The LANGS variable tells the OCR engine which dictionaries to load. If you frequently scan documents in German or French, simply add de_DE or fr_FR to the list.
4. Launching the Service
Fire up the stack with one command:
docker compose up -d
Give it about 30 seconds to initialize—Java apps need a moment to warm up. Once ready, visit http://your-server-ip:8080. You will find a modern dashboard ready to handle any PDF task you throw at it.

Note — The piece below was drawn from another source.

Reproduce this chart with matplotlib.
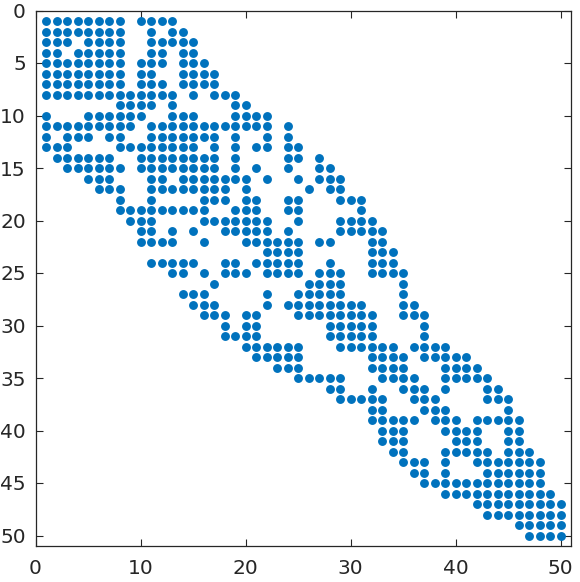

Optimization Tips & Best Practices
Running this tool efficiently requires a bit of tuning.
Memory Management
OCR and compression are resource-hungry. If you try to compress a 50MB PDF with high-resolution images, you might see the container crash on low-end hardware. I found that allocating 2GB of RAM is the ‘sweet spot.’ It provides enough breathing room for the JVM to handle large files without starving the rest of your server.
Customizing the UI
You can declutter the interface. If you never convert PDFs to HTML, go into the settings and hide that specific tool. It keeps the UI snappy and helps you find the functions you actually use.
Adding OCR Languages
The default image is English-centric. If you need better accuracy for other languages, don’t rebuild the whole image. Download the .traineddata files from the Tesseract GitHub and drop them into your ./trainingData folder. Restart the container, and they will appear in the OCR menu automatically.
Conclusion
Setting up Stirling-PDF is a quick win for any HomeLab. It solves a real problem immediately. You stop relying on suspicious cloud providers, regain control over your documents, and save a few bucks on software subscriptions. My workflow is much faster now. It is reliable, fast, and most importantly, it keeps my data exactly where it belongs: on my own hardware.